Why would Canon (or anyone else) have any sort of need to differentiate camera bodies with sensor technology. The people who buy this sort of cameras are people who buy them to use them, not be amazed by the price that they can afford to pay, or by the technology that they have and the mortals can't afford.
Canon / Nikon / Sony make money through mass production. Take nikon's D4 and D800. Nikon says that D800 production will be 6 times that of D4. That is, they expect to sell 6 times more D800s than D4s. At half the price, that makes 3 times the revenue. They don't care about differentiation because more people buy the lower priced body.
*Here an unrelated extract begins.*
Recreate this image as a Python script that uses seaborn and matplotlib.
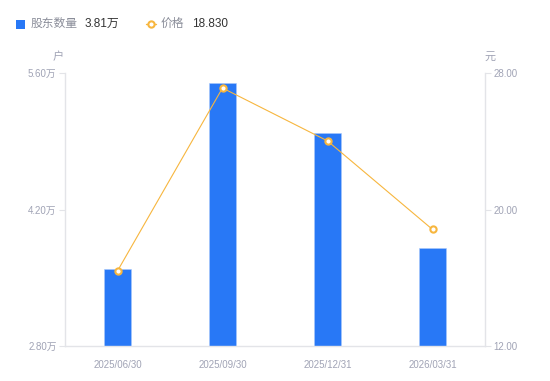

Also, the price of having sensors with (truly) different technologies is simply too high to justify bothering with it. Production of high precision mechanics is far-far-far more expensive than mass production of microchips. A 1D body is, as Canon has put it, a high precision mechanism.
In fact, I say that 5D3 will have better sensor technology than 1DX... but that only shows that the question and its intended meaning are conflicting. Each camera will have the technology for the intended purpose.
If you are implying that one of the cameras will have worse looking images than the other... the question is - in what context? Noise level, noise characteristics, photos, movies, usage of more stable and more expensive materials?
Consider that the rumored maximum analog ISO for 5D3 is 25600, for 1 DX is 51200. However, Canon has implied that 1 DX has 2 extra stops better noise due to the noise reduction. Since 1 DX has two image processors, it's reasonable to think that the extra stop comes from the noise reduction power given by the extra processor.
So, based on no physical evidence, I say that the noise levels for the two cameras will be similar for the same ISO.